W ostatnim czasie pojawiły się doniesienia, że ustawa o Krajowym Zasobie Nieruchomości (KZN), wdrażająca Mieszkanie Plus, trafi do kosza. Jak do tego ustosunkował się minister? – Ustawa powołuje do życia państwowy bank ziemi. Nie chcemy rezygnować z jego utworzenia. Tereny w nim dostępne będą mogły być wykorzystane w programie Mieszkanie plus – powiedział.
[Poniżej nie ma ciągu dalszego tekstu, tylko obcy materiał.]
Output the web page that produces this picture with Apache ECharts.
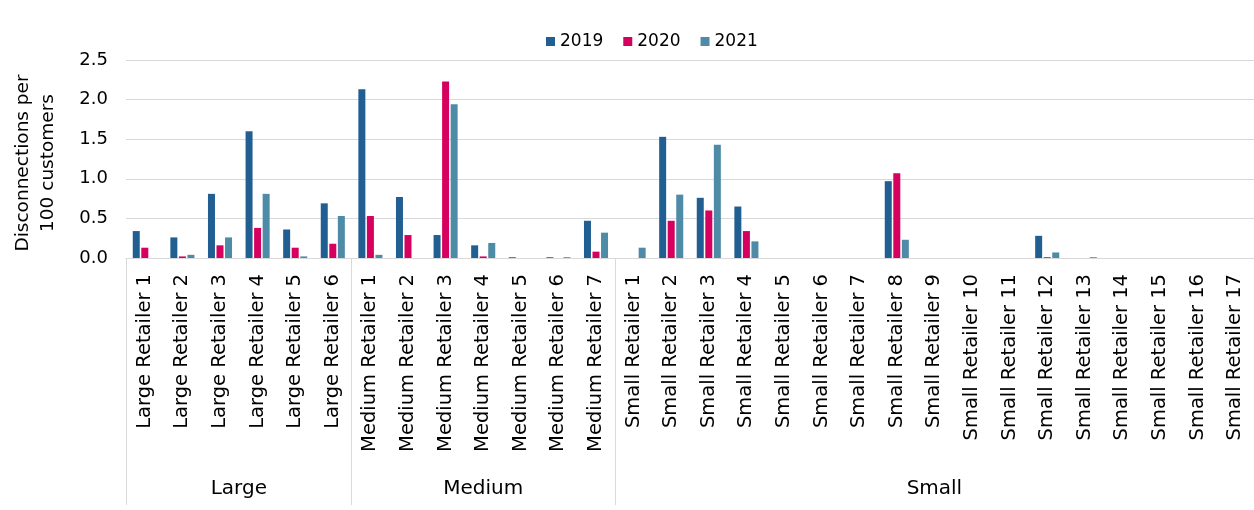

Soboń zaprzeczył również, jakoby zniknie możliwość wykupu mieszkań przez najemców. – Nie zamierzamy zabierać lokatorom możliwości wykupu mieszkań, do których się w przyszłości wprowadzą. Planujemy dopłaty do czynszu lokali wynajętych w ramach programu. Pracujemy nad stworzeniem zasad. Chcemy zachęcić do skorzystania z programu Polaków, którzy nie mają wysokich dochodów oraz tych, którzy, mam nadzieję, dzięki programowi wrócą do Polski z emigracji zarobkowej. Dopłaty mają też być gwarancją, że ryzyko, jakie wiąże się z realizacją programu, będzie mniejsze – stwierdził.
Zdementował też informację, że państwo polskie będzie dopłacać lokatorom do czynszu 20-30 zł za mkw. – Informacje, które podają media, są nieprawdziwe. 20 zł dopłaty np. do czynszu wynoszącego ok. 13 zł za mkw., jak planowany w Białej Podlaskiej, to byłby absurd. Na pewno nie mówimy o takich kwotach – odniósł się minister.
System musi być spójny, przemyślany, a na to trzeba czasu. Rada Mieszkalnictwa wyda rekomendacje i wówczas upublicznimy projekt – zadeklarował wiceminister.